● **DIRECTIONS FOR THIS TASK**:
From the first line of the entries below through the line bearing "year_counts = [3, 4, 2]", write out each line exactly. Omit pictures.

● **Source code of charts**:
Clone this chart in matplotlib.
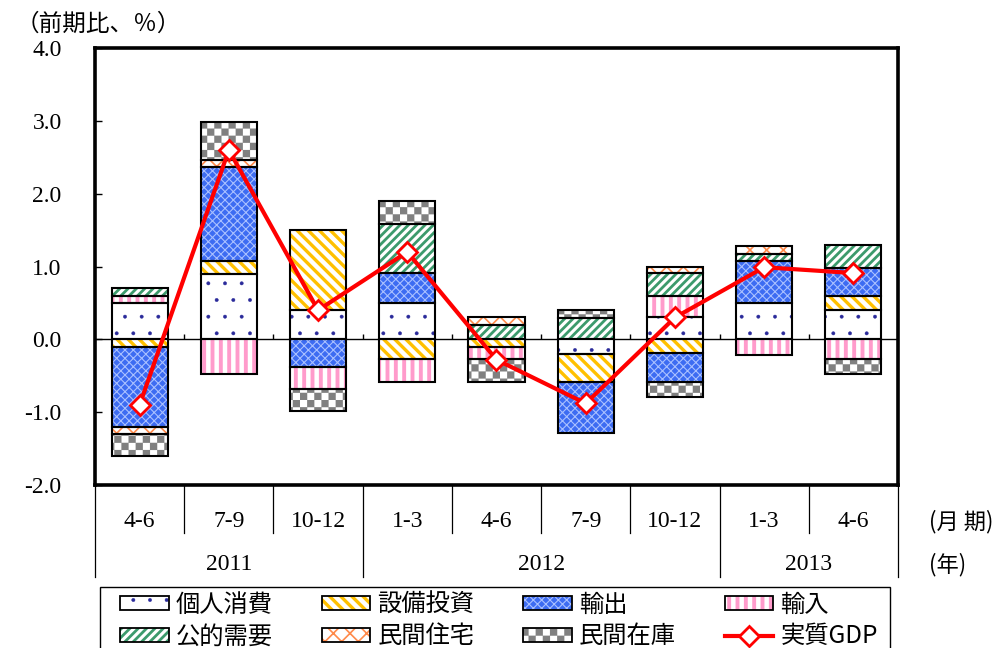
import warnings
import numpy as np
import matplotlib
matplotlib.use("Agg")
import matplotlib.pyplot as plt
import matplotlib.hatch as mhatch
from matplotlib.path import Path
from matplotlib.patches import Rectangle
from matplotlib.legend_handler import HandlerPatch
import matplotlib.transforms as mtrans

warnings.filterwarnings("ignore")

# ---------------- data ----------------
quarters = ["4-6", "7-9", "10-12", "1-3", "4-6", "7-9", "10-12", "1-3", "4-6"]
years = ["2011", "2012", "2013"]
year_counts = [3, 4, 2]

consumption = [0.5, 0.9, 0.4, 0.5, 0.0, -0.2, 0.3, 0.5, 0.4]        # 個人消費
investment = [-0.1, 0.17, 1.1, -0.27, -0.1, -0.39, -0.19, 0.0, 0.19]  # 設備投資
exports = [-1.1, 1.3, -0.38, 0.41, 0.0, -0.7, -0.39, 0.57, 0.39]     # 輸出
imports = [0.1, -0.48, -0.3, -0.31, -0.17, 0.0, 0.29, -0.21, -0.27]  # 輸入
public = [0.1, 0.0, 0.0, 0.68, 0.2, 0.29, 0.32, 0.1, 0.31]           # 公的需要
housing = [-0.1, 0.09, 0.0, 0.0, 0.11, 0.0, 0.08, 0.11, 0.0]         # 民間住宅
inventory = [-0.3, 0.52, -0.31, 0.31, -0.31, 0.11, -0.21, 0.0, -0.21]  # 民間在庫
real_gdp = [-0.9, 2.6, 0.4, 1.2, -0.28, -0.88, 0.3, 0.99, 0.91]      # 実質GDP

y_ticks = [-2.0, -1.0, 0.0, 1.0, 2.0, 3.0, 4.0]

# ---------------- custom checker hatch ----------------
class CheckerHatch(mhatch.HatchPatternBase):
    def __init__(self, hatch, density):
        self.n = 14 if "c" in hatch else 0
        self.num_vertices = (self.n * self.n // 2) * 5

    def set_vertices_and_codes(self, vertices, codes):
        s = 1.0 / self.n
        k = 0
        for i in range(self.n):
            for j in range(self.n):
                if (i + j) % 2 == 0:
                    x0, y0 = i * s, j * s
                    vertices[k:k + 5] = [(x0, y0), (x0 + s, y0), (x0 + s, y0 + s),
                                         (x0, y0 + s), (x0, y0)]
                    codes[k] = Path.MOVETO
                    codes[k + 1:k + 4] = Path.LINETO
                    codes[k + 4] = Path.CLOSEPOLY
                    k += 5

mhatch._hatch_types.append(CheckerHatch)


def apply_hlw(artist, lw):
    if hasattr(artist, "set_hatch_linewidth"):
        artist.set_hatch_linewidth(lw)
    artist._hatch_linewidth = lw
    return artist


class HatchHandler(HandlerPatch):
    def __init__(self, hlw, **kw):
        super().__init__(**kw)
        self.hlw = hlw

    def create_artists(self, *args, **kwargs):
        with plt.rc_context({"hatch.linewidth": self.hlw}):
            arts = super().create_artists(*args, **kwargs)
        for a in arts:
            apply_hlw(a, self.hlw)
        return arts


JP = ["Noto Sans CJK JP", "DejaVu Sans"]
NUM = ["Liberation Serif", "DejaVu Serif"]

components = [
    ("個人消費", consumption, dict(fc="white", hc="#2a2a9a", hatch=".", hlw=0.3)),
    ("設備投資", investment, dict(fc="white", hc="#FFC000", hatch="\\\\\\", hlw=2.4)),
    ("輸出", exports, dict(fc="#3D6CF2", hc="#A9C0FF", hatch="xxxx", hlw=0.8)),
    ("輸入", imports, dict(fc="white", hc="#FF9BCB", hatch="||", hlw=2.8)),
    ("公的需要", public, dict(fc="white", hc="#3C9A6C", hatch="////", hlw=2.0)),
    ("民間住宅", housing, dict(fc="white", hc="#FF8A4A", hatch="xx", hlw=1.2)),
    ("民間在庫", inventory, dict(fc="white", hc="#808080", hatch="c", hlw=0.1)),
]

fig = plt.figure(figsize=(10.04, 6.48), dpi=100)
ax = fig.add_axes([95 / 1004, 1 - 485 / 648, 803 / 1004, 437 / 648])

n = len(quarters)
x = np.arange(n)
width = 0.63

pos_base = np.zeros(n)
neg_base = np.zeros(n)
legend_handles = {}
handler_map = {}
for name, vals, st in components:
    vals = np.asarray(vals, dtype=float)
    mask = vals != 0
    bottoms = np.where(vals >= 0, pos_base, neg_base)
    with plt.rc_context({"hatch.linewidth": st["hlw"]}):
        bars = ax.bar(x[mask], vals[mask], bottom=bottoms[mask], width=width,
                      facecolor=st["fc"], edgecolor=st["hc"], hatch=st["hatch"],
                      linewidth=0, zorder=2)
        hp = Rectangle((0, 0), 1, 1, facecolor=st["fc"], edgecolor=st["hc"],
                       hatch=st["hatch"], linewidth=0)
    for b in bars:
        apply_hlw(b, st["hlw"])
    apply_hlw(hp, st["hlw"])
    ax.bar(x[mask], vals[mask], bottom=bottoms[mask], width=width, fill=False,
           edgecolor="black", linewidth=1.5, zorder=3)
    pos_base += np.where(vals > 0, vals, 0)
    neg_base += np.where(vals < 0, vals, 0)
    he = Rectangle((0, 0), 1, 1, fill=False, edgecolor="black", linewidth=1.3)
    legend_handles[name] = (hp, he)
    handler_map[hp] = HatchHandler(st["hlw"])

ax.axhline(0, color="black", lw=1.0, zorder=1)
ax.vlines(x[:-1] + 0.5, 0, 0.08, color="black", lw=1.0, zorder=1)

gdp_line, = ax.plot(x, real_gdp, color="#FF0000", lw=3, marker="D", ms=10.5,
                    mfc="white", mec="#FF0000", mew=2, zorder=5)

ax.set_xlim(-0.5, n - 0.5)
ax.set_ylim(-2.0, 4.0)
ax.set_yticks(y_ticks)
ax.set_yticklabels([f"{v:.1f}" for v in y_ticks], fontfamily=NUM, fontsize=17)
ax.tick_params(axis="y", direction="in", length=5, width=1, pad=24)
ax.tick_params(axis="x", bottom=False, labelbottom=False)
for sp in ax.spines.values():
    sp.set_linewidth(2.6)
    sp.set_color("black")

# category table under the axis
trans = mtrans.blended_transform_factory(ax.transData, ax.transAxes)
row1_y = -0.084
row2_y = -0.183
sep_short = -0.110
sep_long = -0.211
group_edges = np.concatenate([[0], np.cumsum(year_counts)]) - 0.5
for b in np.arange(n + 1) - 0.5:
    bottom = sep_long if np.any(np.isclose(group_edges, b)) else sep_short
    ax.plot([b, b], [0, bottom], transform=trans, color="black", lw=0.9,
            clip_on=False)
for i, q in enumerate(quarters):
    ax.text(x[i], row1_y, q, transform=trans, ha="center", va="center",
            fontsize=17, fontfamily=NUM)
for i, yr in enumerate(years):
    c = (group_edges[i] + group_edges[i + 1]) / 2
    ax.text(c, row2_y, yr, transform=trans, ha="center", va="center",
            fontsize=17, fontfamily=NUM)
ax.text(n - 0.5 + 0.35, row1_y, "(月 期)", transform=trans, ha="left",
        va="center", fontsize=16, fontfamily=JP)
ax.text(n - 0.5 + 0.35, row2_y, "(年)", transform=trans, ha="left",
        va="center", fontsize=16, fontfamily=JP)

fig.text(16 / 1004, 1 - 24 / 648, "（前期比、％）", ha="left", va="center",
         fontsize=17, fontfamily=JP)

# legend (row-wise order for 4 columns), frame drawn separately
order = ["個人消費", "公的需要", "設備投資", "民間住宅", "輸出", "民間在庫", "輸入", "実質GDP"]
legend_handles["実質GDP"] = gdp_line
leg = fig.legend([legend_handles[k] for k in order], order,
                 loc="upper left", bbox_to_anchor=(120 / 1004, 1 - 592 / 648),
                 ncol=4, frameon=False, handler_map=handler_map,
                 prop={"family": JP, "size": 17.5}, handlelength=2.0,
                 handleheight=0.5, handletextpad=0.3, columnspacing=2.0,
                 labelspacing=0.22, borderpad=0.0, borderaxespad=0)
fig.patches.append(Rectangle((100 / 1004, -0.05), 790 / 1004, (1 - 587 / 648) + 0.05,
                             transform=fig.transFigure, fill=False,
                             edgecolor="black", linewidth=1.0))

fig.savefig("out.png", dpi=100)
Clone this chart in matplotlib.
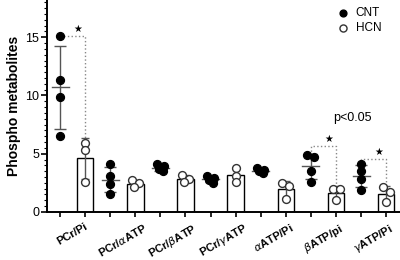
import numpy as np
import matplotlib
matplotlib.use("Agg")
import matplotlib.pyplot as plt
from matplotlib.ticker import MultipleLocator

plt.rcParams['font.family'] = ['Liberation Sans', 'DejaVu Sans']

groups = ['PCr/Pi', r'PCr/$\alpha$ATP', r'PCr/$\beta$ATP', r'PCr/$\gamma$ATP',
          r'$\alpha$ATP/Pi', r'$\beta$ATP/pi', r'$\gamma$ATP/Pi']

# individual values
cnt = [[15.1, 11.3, 9.9, 6.5],
       [4.1, 3.1, 2.4, 1.5],
       [4.1, 3.9, 3.7, 3.5],
       [3.1, 2.9, 2.7, 2.5],
       [3.8, 3.6, 3.5, 3.3],
       [4.9, 4.7, 3.5, 2.6],
       [4.1, 3.5, 2.8, 1.9]]
hcn = [[5.9, 5.3, 2.6],
       [2.7, 2.5, 2.1],
       [3.2, 2.8, 2.55],
       [3.8, 3.1, 2.55],
       [2.5, 2.2, 1.1],
       [1.95, 1.95, 1.0],
       [2.15, 1.7, 0.85]]

# groups with a significant CNT vs HCN difference
sig = [0, 5, 6]

fig = plt.figure(figsize=(4, 2.6), dpi=100)
ax = fig.add_axes([0.1175, 0.185, 0.8825, 0.815])

grey = '#555555'


def jitter(vals):
    # spread points that would overlap, like the prism scatter does
    vals = np.asarray(vals)
    off = np.zeros(len(vals))
    pat = [-0.14, 0.14, -0.06, 0.1]
    for i in range(1, len(vals)):
        if abs(vals[i] - vals[i - 1]) < 0.45:
            off[i] = pat[i % 4]
            if off[i - 1] == 0:
                off[i - 1] = -pat[i % 4]
    return off


for g in range(len(groups)):
    xc, xh = 2 * g, 2 * g + 1
    c = np.array(cnt[g])
    h = np.array(hcn[g])
    cm, cs = c.mean(), c.std(ddof=1)
    hm, hs = h.mean(), h.std(ddof=1)

    # HCN bar
    ax.bar(xh, hm, width=0.66, color='white', edgecolor='black', linewidth=1, zorder=1)
    ax.errorbar(xh, hm, yerr=hs, color=grey, capsize=3, lw=1, capthick=1, zorder=2)
    ax.scatter(xh + jitter(h), h, s=32, facecolor='white', edgecolor='#333333', linewidth=1, zorder=3)

    # CNT scatter with mean +- SD
    ax.errorbar(xc, cm, yerr=cs, color=grey, capsize=4, lw=1, capthick=1, zorder=2)
    ax.plot([xc - 0.34, xc + 0.34], [cm, cm], color=grey, lw=1, zorder=2)
    ax.scatter(xc + jitter(c), c, s=32, color='black', zorder=3)

# significance brackets
for g in sig:
    xc, xh = 2 * g, 2 * g + 1
    c = np.array(cnt[g])
    h = np.array(hcn[g])
    top_h = h.mean() + h.std(ddof=1)
    if g == 0:
        yb = c.max()
    elif g == 5:
        yb = c.max() + 0.8
    else:
        yb = c.max() + 0.45
    ax.plot([xc, xc, xh, xh], [c.max(), yb, yb, top_h], ls=':', color='#888888', lw=1, zorder=1)
    ax.text(xc + 0.72, yb + 0.15, '\u2605', fontsize=7, ha='center', va='bottom',
            family='DejaVu Sans', color='black')

ax.text(11.65, 8.05, 'p<0.05', fontsize=9, ha='center', va='center')

ax.set_xlim(-0.52, 13.55)
ax.set_ylim(0, 18.2)
ax.yaxis.set_major_locator(MultipleLocator(5))
ax.yaxis.set_minor_locator(MultipleLocator(0.5))
ax.set_xticks(np.arange(14))
ax.set_xticklabels([])
ax.set_xticks(np.arange(len(groups)) * 2 + 0.5, minor=True)
ax.set_xticklabels(groups, minor=True, rotation=30, ha='center', va='top',
                   fontsize=8, fontweight='bold')
ax.tick_params(axis='x', which='minor', length=0, pad=7)
ax.tick_params(axis='x', which='major', length=3.5, width=1.2)
ax.tick_params(axis='y', which='major', length=4, width=1.2, labelsize=9, pad=1.5)
ax.tick_params(axis='y', which='minor', length=2, width=0.8)

for s in ['top', 'right']:
    ax.spines[s].set_visible(False)
for s in ['left', 'bottom']:
    ax.spines[s].set_linewidth(1.4)

ax.set_ylabel('Phospho metabolites', fontsize=10, fontweight='bold', labelpad=3)

h1 = ax.scatter([], [], s=24, color='black')
h2 = ax.scatter([], [], s=26, facecolor='white', edgecolor='#333333', linewidth=1)
fig.legend([h1, h2], ['CNT', 'HCN'], loc='upper left', bbox_to_anchor=(0.83, 0.99),
           frameon=False, fontsize=8.5, handletextpad=0.6, labelspacing=0.2,
           borderaxespad=0, handlelength=1)

fig.savefig('out.png', dpi=100)
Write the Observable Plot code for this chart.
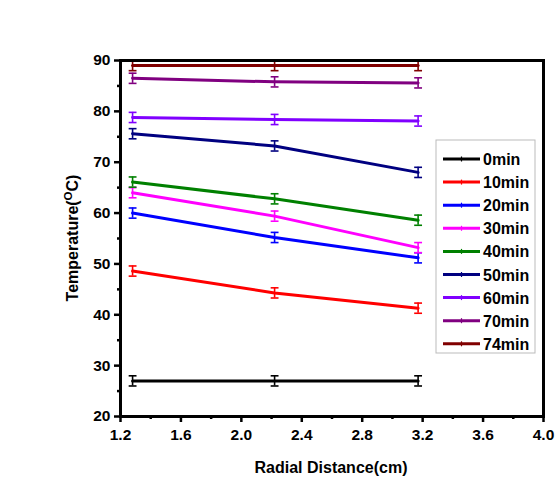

● **THE OUTPUT**:
Clone this chart in matplotlib.
import warnings
import numpy as np
import matplotlib
matplotlib.use("Agg")
import matplotlib.pyplot as plt
import matplotlib.hatch as mhatch
from matplotlib.path import Path
from matplotlib.patches import Rectangle
from matplotlib.legend_handler import HandlerPatch
import matplotlib.transforms as mtrans

warnings.filterwarnings("ignore")

# ---------------- data ----------------
quarters = ["4-6", "7-9", "10-12", "1-3", "4-6", "7-9", "10-12", "1-3", "4-6"]
years = ["2011", "2012", "2013"]
year_counts = [3, 4, 2]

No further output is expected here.